I shake my head. “Not that. You’re . . .” I search for the right word. It’s rare that my vocabulary fails me like this. “Organized.”

His eyes crackle with light as he laughs. “Organized?”

Extremely,” I deadpan. “Not to mention thorough.”

“You make me sound like a contract,” he says, amused.

“And you know how I feel about a good contract,” I say.

His smirk pulls higher. “Actually, I only know how you feel about a bad one, written on a damp napkin.” He lies back fully on the mattress, and I do too, leaving a healthy gap between us.

“A good contract is . . .” I think for a moment.

“Adorable?” Charlie supplies, teasing.

“No.”

“Comely?”

“At bare minimum,” I say.

“Charming?”

“Sexy as hell,” I reply. “Irresistible. It’s a list of great traits and working compromises that watch out for all parties involved. It’s . . . satisfying, even when it’s not what you expected, because you work for it. You go back and forth until every detail is just how it needs to be.”

I look sidelong at Charlie. He’s already looking at me. The healthy gap has developed a fever. “What’s the deal with Amaya?” It’s out before I can second-guess it.

The corners of his mouth turn downward. “What do you mean?”

“I mean,” I say, “you almost married her. What went wrong?”

“A lot of things,” he says.

“Oh, like you were too forthcoming?” I tease.

His lips draw into their smirk-pout. “Or maybe she just wasn’t enough of a smart-ass for my taste.”

After a beat, we turn our gazes back to the cotton-candy-soft clouds and he says, “We started dating in high school. And then she went to NYU, and after some time at community college, I followed her.”

“Your first love?” I guess.

He nods. “When we finished school, she wanted to look at places back in Asheville. It had never occurred to me that she’d want to move back, and it had never occurred to her that I wouldn’t, and we were so bad at communicating that it didn’t come up much.”

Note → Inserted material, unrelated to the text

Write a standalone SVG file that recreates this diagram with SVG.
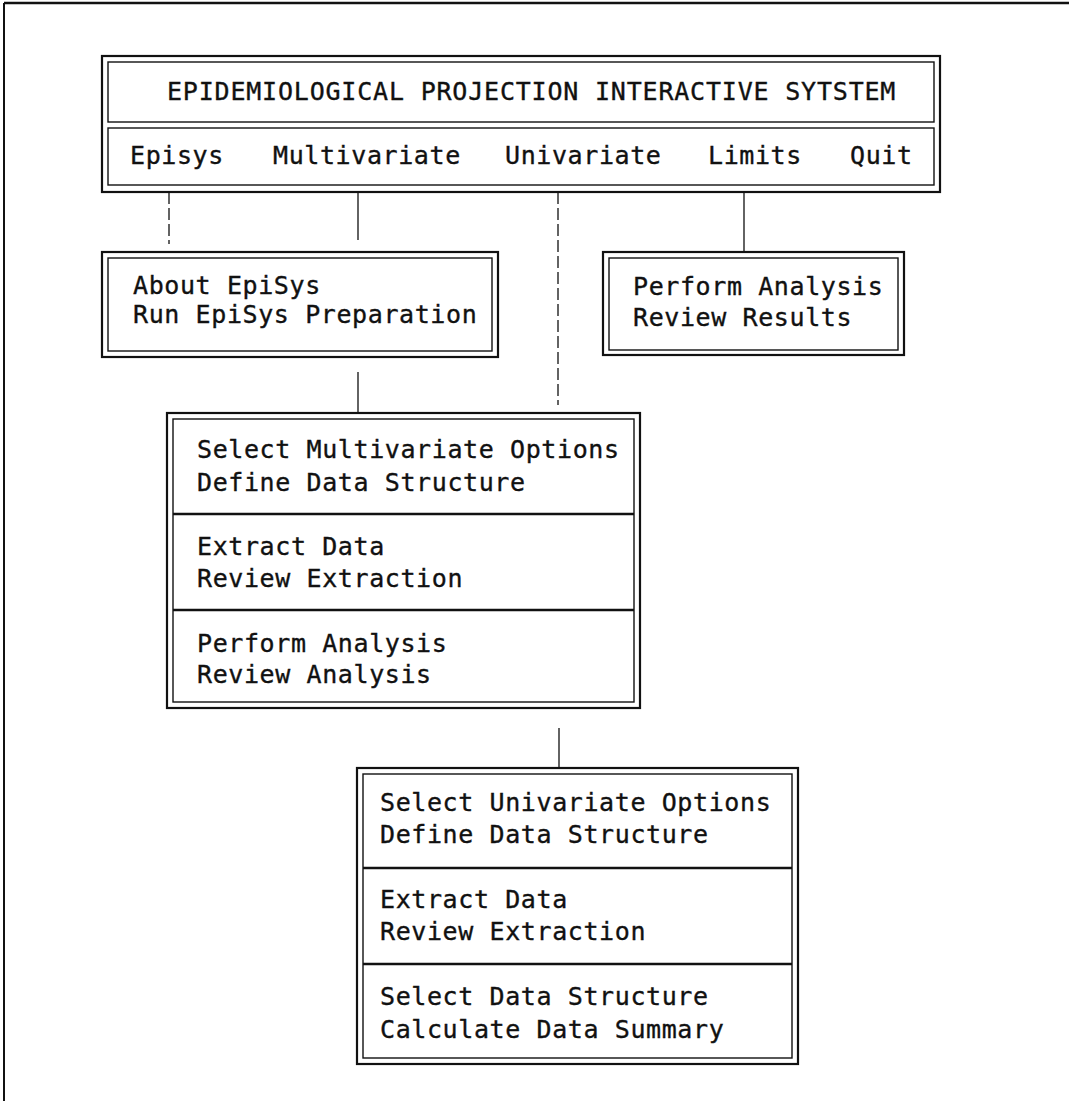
<svg xmlns="http://www.w3.org/2000/svg" width="1069" height="1101" viewBox="0 0 1069 1101">
<style>
.t{font-family:"DejaVu Sans Mono","Liberation Mono",monospace;font-size:25px;letter-spacing:0.6px;fill:#111;stroke:#111;stroke-width:0.35}
.o{fill:none;stroke:#111;stroke-width:2.2}
.i{fill:none;stroke:#111;stroke-width:1.4}
.dv{stroke:#111;stroke-width:2.4}
.c{stroke:#222;stroke-width:1.4;fill:none}
.d{stroke-dasharray:12 4}
</style>
<rect width="1069" height="1101" fill="#fff"/>
<g id="page-frame">
<line x1="4" y1="3" x2="1069" y2="3" stroke="#111" stroke-width="2.5"/>
<line x1="4" y1="3" x2="4" y2="1101" stroke="#111" stroke-width="2"/>
</g>
<g id="connectors">
<line class="c d" x1="169" y1="192" x2="169" y2="244"/>
<line class="c" x1="358" y1="192" x2="358" y2="240"/>
<line class="c d" x1="558" y1="192" x2="558" y2="405"/>
<line class="c" x1="744" y1="192" x2="744" y2="251"/>
<line class="c" x1="358" y1="372" x2="358" y2="413"/>
<line class="c" x1="559" y1="728" x2="559" y2="768"/>
</g>
<g id="main-menu">
<rect class="o" x="102" y="56" width="838" height="136"/>
<rect class="i" x="108" y="62" width="826" height="60"/>
<rect class="i" x="108" y="128" width="826" height="57"/>
<text class="t" x="167" y="100" textLength="729" lengthAdjust="spacing">EPIDEMIOLOGICAL PROJECTION INTERACTIVE SYTSTEM</text>
<text class="t" x="130" y="164">Episys</text>
<text class="t" x="273" y="164">Multivariate</text>
<text class="t" x="505" y="164">Univariate</text>
<text class="t" x="708" y="164">Limits</text>
<text class="t" x="850" y="164">Quit</text>
</g>
<g id="episys-menu">
<rect class="o" x="102" y="252" width="396" height="105"/>
<rect class="i" x="108" y="258" width="384" height="93"/>
<text class="t" x="133" y="294">About EpiSys</text>
<text class="t" x="133" y="323">Run EpiSys Preparation</text>
</g>
<g id="limits-menu">
<rect class="o" x="603" y="252" width="301" height="103"/>
<rect class="i" x="609" y="258" width="289" height="92"/>
<text class="t" x="633" y="295">Perform Analysis</text>
<text class="t" x="633" y="326">Review Results</text>
</g>
<g id="multivariate-menu">
<rect class="o" x="167" y="413" width="473" height="295"/>
<rect class="i" x="173" y="419" width="461" height="283"/>
<line class="dv" x1="173" y1="514" x2="634" y2="514"/>
<line class="dv" x1="173" y1="610" x2="634" y2="610"/>
<text class="t" x="197" y="458">Select Multivariate Options</text>
<text class="t" x="197" y="491">Define Data Structure</text>
<text class="t" x="197" y="555">Extract Data</text>
<text class="t" x="197" y="587">Review Extraction</text>
<text class="t" x="197" y="652">Perform Analysis</text>
<text class="t" x="197" y="683">Review Analysis</text>
</g>
<g id="univariate-menu">
<rect class="o" x="357" y="768" width="441" height="296"/>
<rect class="i" x="363" y="774" width="429" height="284"/>
<line class="dv" x1="363" y1="868" x2="792" y2="868"/>
<line class="dv" x1="363" y1="964" x2="792" y2="964"/>
<text class="t" x="380" y="811">Select Univariate Options</text>
<text class="t" x="380" y="843">Define Data Structure</text>
<text class="t" x="380" y="908">Extract Data</text>
<text class="t" x="380" y="940">Review Extraction</text>
<text class="t" x="380" y="1005">Select Data Structure</text>
<text class="t" x="380" y="1038">Calculate Data Summary</text>
</g>
</svg>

“Did you try long distance?” I ask.

“For a year,” he says. “Worst year of my life.”

“It never works,” I agree.

“Every day feels like a breakup,” he says. “You’re constantly letting each other down, or holding each other back. When we finally ended things, my mom was pretty brokenhearted. She told me I was making all the same mistakes she did and I was going to end up alone if I didn’t figure out my priorities.”

“She just wanted you to come back,” I say. “And Amaya was the fastest path.”

“Maybe.” He lets out a breath, like he’s resigned himself to something. “We barely spoke for a few months, and then . . .” He hesitates. “I came home for the holidays, and I found out Amaya had been dating my cousin since a few weeks after we split. That’s what she wanted to clear the air about, the other night.”

I sit up on my forearms, surprised. “Wait. Your ex-fiancée dated your cousin? Shepherd?

He nods. “My family basically agreed not to tell me, but I found out anyway, and we had another rough stretch after that.”

And there it is, another little piece of Charlie popped into place.